The major constraint on the Worcester Institute and Pincus in the early years was the continuous need for grants. Funds for research were not abundant in the 1940s unless one held a position at a well-supported university or research institute (Werthessen and Johnson 1974). Pincus, described by his colleagues as “a scientific entrepreneur in the best sense,” “a scientist-statesman with great organizational abilities,” succeeded in organizing the funds needed to finance the research institute (Vaughan 1972: 43-44) In the late 1940s, he contacted G. D.Searle and Company, a pharmaceutical firm that had already sponsored several other projects carried out by the Worcester Foundation, among others the development of anti­epileptic drugs.
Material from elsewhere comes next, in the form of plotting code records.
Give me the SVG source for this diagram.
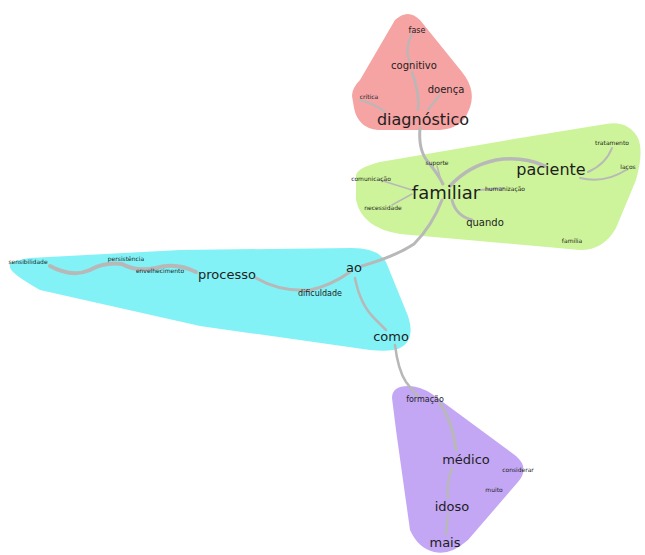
<svg xmlns="http://www.w3.org/2000/svg" width="645" height="555" viewBox="0 0 645 555">
<style>
text{font-family:"DejaVu Sans","Liberation Sans",sans-serif;text-anchor:middle;fill:#1e1e1e;}
.edge{fill:none;stroke:#b8b8b8;stroke-linecap:round;}
.s6{font-size:6px;}
.s8{font-size:8px;}
.s10{font-size:10px;}
.s13{font-size:13px;}
.s16{font-size:16px;}
.s18{font-size:18px;}
</style>
<rect width="645" height="555" fill="#ffffff"/>
<g id="hulls">
<path id="hull-red" d="M395,20 Q408,8 420,20 L462,72 Q478,92 468,112 Q462,128 440,130 L378,130 Q358,128 354,108 L352,96 Q352,88 360,80 Z" fill="#f5a3a3"/>
<path id="hull-green" d="M356,176 Q356,168 380,162 L520,138 L606,124 Q628,120 638,138 Q644,152 636,180 L616,228 Q604,250 580,250 L400,234 Q362,228 356,200 Z" fill="#cdf49a"/>
<path id="hull-cyan" d="M10,266 Q6,262 30,258 L180,250 L352,248 Q378,248 386,262 L408,316 Q416,340 400,348 Q392,352 370,350 L200,326 L40,290 Q8,272 10,266 Z" fill="#82f2f6"/>
<path id="hull-purple" d="M392,398 Q392,386 408,386 Q420,386 432,394 L516,456 Q530,468 518,482 L468,540 Q450,556 434,552 Q418,548 410,530 L396,430 Z" fill="#c3a7f4"/>
</g>
<g id="connectors">
<path class="edge" stroke-width="3" d="M420,128 Q418,150 428,162 Q438,174 443,184"/>
<path class="edge" stroke-width="2" d="M412,34 Q404,50 410,62"/>
<path class="edge" stroke-width="2.5" d="M412,72 Q420,95 418,110"/>
<path class="edge" stroke-width="2" d="M440,95 Q432,104 428,110"/>
<path class="edge" stroke-width="2" d="M360,100 Q375,104 385,112"/>
<path class="edge" stroke-width="3.5" d="M450,186 Q468,166 496,160 Q522,156 545,166"/>
<path class="edge" stroke-width="2" d="M588,172 Q606,164 612,148"/>
<path class="edge" stroke-width="2" d="M580,178 Q604,184 626,170"/>
<path class="edge" stroke-width="3" d="M452,200 Q456,216 472,220"/>
<path class="edge" stroke-width="2" d="M480,190 L504,188"/>
<path class="edge" stroke-width="1.5" d="M437,166 L442,184"/>
<path class="edge" stroke-width="1.5" d="M380,180 L412,190"/>
<path class="edge" stroke-width="1.5" d="M392,205 L412,194"/>
<path class="edge" stroke-width="3" d="M442,200 Q432,226 414,244 Q396,256 362,266"/>
<path class="edge" stroke-width="3" d="M350,272 Q330,286 310,290 Q280,292 256,278"/>
<path class="edge" stroke-width="4" d="M196,272 Q176,262 156,268 Q136,272 122,264 Q104,262 90,270 Q72,278 50,266"/>
<path class="edge" stroke-width="2.5" d="M355,278 Q360,304 374,318 Q382,326 386,330"/>
<path class="edge" stroke-width="2.5" d="M395,345 Q398,370 406,382 Q412,390 418,396"/>
<path class="edge" stroke-width="3" d="M440,404 Q452,420 456,450"/>
<path class="edge" stroke-width="2.5" d="M452,468 Q446,484 448,498"/>
<path class="edge" stroke-width="2.5" d="M448,514 L446,534"/>
</g>
<g id="n-fase"><text class="s8" x="417" y="33">fase</text></g>
<g id="n-cognitivo"><text class="s10" x="414" y="69">cognitivo</text></g>
<g id="n-doenca"><text class="s10" x="446" y="93">doença</text></g>
<g id="n-critica"><text class="s6" x="369" y="99">crítica</text></g>
<g id="n-diagnostico"><text class="s16" x="423" y="125">diagnóstico</text></g>
<g id="n-suporte"><text class="s6" x="437" y="165">suporte</text></g>
<g id="n-comunicacao"><text class="s6" x="371" y="181">comunicação</text></g>
<g id="n-familiar"><text class="s18" x="446" y="199">familiar</text></g>
<g id="n-humanizacao"><text class="s6" x="505" y="191">humanização</text></g>
<g id="n-necessidade"><text class="s6" x="383" y="210">necessidade</text></g>
<g id="n-paciente"><text class="s16" x="551" y="175">paciente</text></g>
<g id="n-tratamento"><text class="s6" x="612" y="145">tratamento</text></g>
<g id="n-lacos"><text class="s6" x="628" y="169">laços</text></g>
<g id="n-quando"><text class="s10" x="485" y="226">quando</text></g>
<g id="n-familia"><text class="s6" x="572" y="243">família</text></g>
<g id="n-ao"><text class="s13" x="354" y="272">ao</text></g>
<g id="n-processo"><text class="s13" x="227" y="279">processo</text></g>
<g id="n-envelhecimento"><text class="s6" x="160" y="273">envelhecimento</text></g>
<g id="n-persistencia"><text class="s6" x="126" y="261">persistência</text></g>
<g id="n-sensibilidade"><text class="s6" x="28" y="264">sensibilidade</text></g>
<g id="n-dificuldade"><text class="s8" x="320" y="296">dificuldade</text></g>
<g id="n-como"><text class="s13" x="391" y="341">como</text></g>
<g id="n-formacao"><text class="s8" x="425" y="402">formação</text></g>
<g id="n-medico"><text class="s13" x="466" y="464">médico</text></g>
<g id="n-considerar"><text class="s6" x="518" y="472">considerar</text></g>
<g id="n-muito"><text class="s6" x="494" y="492">muito</text></g>
<g id="n-idoso"><text class="s13" x="452" y="511">idoso</text></g>
<g id="n-mais"><text class="s13" x="445" y="547">mais</text></g>
</svg>
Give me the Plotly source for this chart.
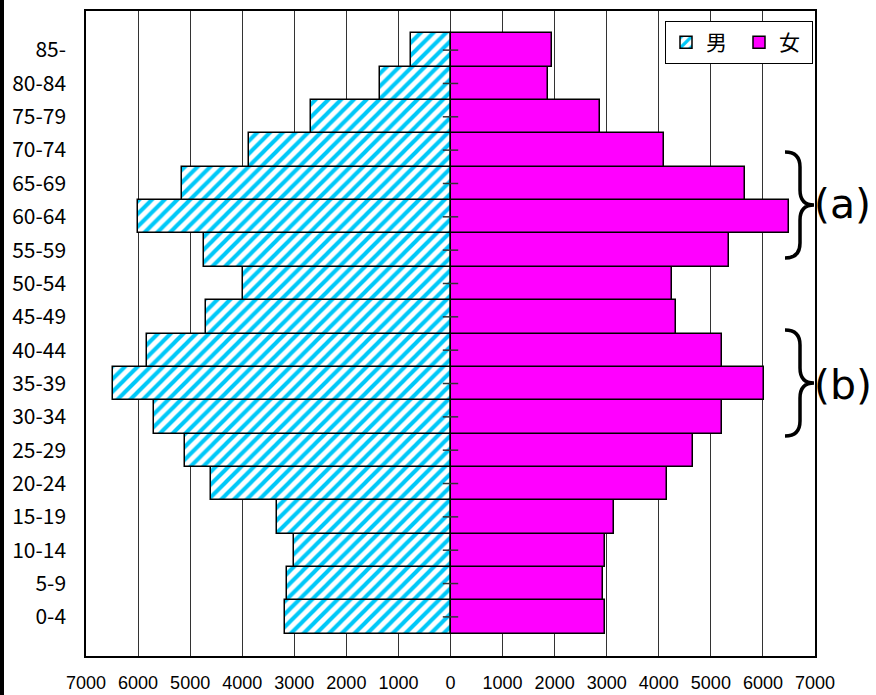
import plotly.graph_objects as go

ages = ["0-4", "5-9", "10-14", "15-19", "20-24", "25-29", "30-34", "35-39", "40-44",
        "45-49", "50-54", "55-59", "60-64", "65-69", "70-74", "75-79", "80-84", "85-"]
male = [3180, 3140, 3010, 3340, 4600, 5090, 5690, 6480, 5820,
        4700, 3980, 4730, 6010, 5160, 3870, 2680, 1360, 750]
female = [2970, 2930, 2970, 3140, 4160, 4660, 5220, 6020, 5220,
          4330, 4260, 5350, 6510, 5650, 4100, 2870, 1870, 1950]
xticks = list(range(-7000, 7001, 1000))
xticktext = [str(abs(v)) for v in xticks]

W, H = 876, 695
ML, MR, MT, MB = 86, 61, 11, 39
PW, PH = W - ML - MR, H - MT - MB

def px(x):
    return (x - ML) / PW

def py(y):
    return (H - MB - y) / PH

def brace(top, bottom, xl=785, xs=800, xt=814):
    mid = (top + bottom) / 2
    c = 15
    pts = [
        f"M{px(xl)},{py(top)}",
        f"Q{px(xs)},{py(top)} {px(xs)},{py(top + c)}",
        f"L{px(xs)},{py(mid - c)}",
        f"Q{px(xs)},{py(mid)} {px(xt)},{py(mid)}",
        f"Q{px(xs)},{py(mid)} {px(xs)},{py(mid + c)}",
        f"L{px(xs)},{py(bottom - c)}",
        f"Q{px(xs)},{py(bottom)} {px(xl)},{py(bottom)}",
    ]
    return " ".join(pts)

fig = go.Figure()
fig.add_trace(go.Bar(
    y=ages, x=[-v for v in male], orientation="h", name="男",
    marker=dict(color="white", line=dict(color="black", width=1.5),
                pattern=dict(shape="/", fgcolor="#00C8F8", bgcolor="white",
                             fgopacity=1, size=9, solidity=0.45)),
    hoverinfo="skip",
))
fig.add_trace(go.Bar(
    y=ages, x=female, orientation="h", name="女",
    marker=dict(color="#FF00FF", line=dict(color="black", width=1.5)),
    hoverinfo="skip",
))
fig.add_trace(go.Scatter(
    y=ages, x=[0] * len(ages), mode="markers", showlegend=False,
    marker=dict(symbol="line-ew", size=11, line=dict(color="#333333", width=1.5)),
    hoverinfo="skip",
))

font_jp = "Noto Sans CJK JP"

fig.update_layout(
    width=W, height=H,
    margin=dict(l=ML, r=MR, t=MT, b=MB, pad=0, autoexpand=False),
    paper_bgcolor="white", plot_bgcolor="white",
    barmode="overlay", bargap=0,
    font=dict(family=font_jp, color="black", size=18),
    legend=dict(orientation="h", x=px(813), xanchor="right", y=py(21), yanchor="top",
                bgcolor="white", bordercolor="black", borderwidth=1,
                font=dict(size=21, family=font_jp), itemwidth=30,
                entrywidth=28, entrywidthmode="pixels",
                tracegroupgap=0, traceorder="normal"),
    xaxis=dict(range=[-7000, 7000], tickvals=xticks, ticktext=xticktext,
               showgrid=True, gridcolor="#333333", gridwidth=1,
               ticks="inside", ticklen=7, tickcolor="#333333", tickwidth=1,
               showline=True, mirror=True, linecolor="black", linewidth=1.5,
               zeroline=False, tickfont=dict(size=18, family="Liberation Sans"),
               ticklabelstandoff=10, automargin=False, fixedrange=True),
    yaxis=dict(type="category", categoryorder="array", categoryarray=ages,
               showgrid=False, ticks="", showline=True, mirror=True,
               linecolor="black", linewidth=1.5, zeroline=False,
               tickfont=dict(size=21, family=font_jp),
               ticklabelstandoff=14, automargin=False, fixedrange=True),
    showlegend=True,
)

shapes = [
    dict(type="path", xref="paper", yref="paper", path=brace(152, 258),
         line=dict(color="black", width=3.5)),
    dict(type="path", xref="paper", yref="paper", path=brace(330, 436),
         line=dict(color="black", width=3.5)),
    dict(type="rect", xref="paper", yref="paper", x0=px(0), x1=px(4),
         y0=py(H), y1=py(0), fillcolor="black", line=dict(width=0)),
]
fig.update_layout(shapes=shapes)

fig.add_annotation(xref="paper", yref="paper", x=px(812), y=py(204), xanchor="left",
                   yanchor="middle", text="(a)", showarrow=False,
                   font=dict(family="DejaVu Sans", size=41, color="black"))
fig.add_annotation(xref="paper", yref="paper", x=px(812), y=py(385), xanchor="left",
                   yanchor="middle", text="(b)", showarrow=False,
                   font=dict(family="DejaVu Sans", size=41, color="black"))

post = (
    "document.body.style.margin='0';"
    "document.body.style.overflow='hidden';"
)
fig.write_html("out.html", config={"displayModeBar": False}, post_script=post)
At that time Searle was reorienting its interests (Anonymous 1978:31). Pincus persuaded the company to go into the hormone business. (McLaughlin 1982:135-136; Ramirez de Arellano and Seipp 1983:106).9 He convinced them “that it is to their advantage to have basic research done at the Foundation, the cost of it, they could write it off and that in every case the projects engaged in might have practical significance.”10 Searle, increasingly interested in the potential of hormones for a variety of drug applications, supported Pincus’s research with enough money to finance a staff of a dozen researchers at the Worcester Foundation. In the 1940s, the foundation’s research agenda consisted of “the testing and screening of hormone compounds submitted by Searle for evaluation of properties relevant to eventual use as drugs for the treament of arthritis and other diseases” (Christian Johnson 1977: 70). Pincus functioned for many years as Searle’s consultant for the development of hormonal drugs. Pincus’s relationship with Searle thus shows remarkable similarities with the cooperation between Ernst Laqueur and Organon that has been described in previous chapters.

Before Margaret Sanger contacted him, Pincus had no particular interest in contraception (McLaughlin 1982:97). In his own account of what made him decide to begin contraceptive research, Pincus refers to “two overtly ascertainable factors: a visit from Mrs. Margaret Sanger in 1951, and the emergence of the appreciation of the importance of the ‘population explosion’” (Pincus 1965:5). Sanger obviously convinced him of the necessity to develop hormonal contraceptives and, of equal importance, she provided him with the required funds.11 She raised $150,000 mainly from her friend Katherine Dexter McCormick, to get Pincus started on research towards what she called a “universal contraceptive” (Seaman and Seaman 1977:63). Thereafter McCormick, one of the first women graduates of the Massachusetts Institute of Technology, contributed a sizeable annual budget to support Pincus’s work. Actually, she financed the entire research effort that brought the pill into being. Not a single penny of government money was invested in it (McLaughlin 1982:93) nor was there money from Searle or other pharmaceutical companies. Searle was skeptical of the proposed project of testing hormones for contraceptive activity (Ramirez de Arellano and Seipp 1983: 106). They provided the hormonal compounds (described later), but not the money. The pill was thus born in the margins of the established medical academic institutions. Or as McCormick described it: “Personally I doubt if they, at Harvard, would ever have found an oral contraceptive!”12

This short history shows how hormone research was gradually reoriented toward contraception. Most importantly, it illustrates how the first step in this recontextualization of hormone research was initiated by feminist birth control activists, rather than by scientists themselves. Pincus decided to focus his research on the contraceptive potential of hormones only after he had met Margaret Sanger. Sanger and the birth control movement were crucial in making contraceptive research an issue on the research agenda and in creating the financial conditions for this research project. In the next section we follow Pincus to see how he tried to create the relevant contexts for the clinical testing of hormones as contraceptives.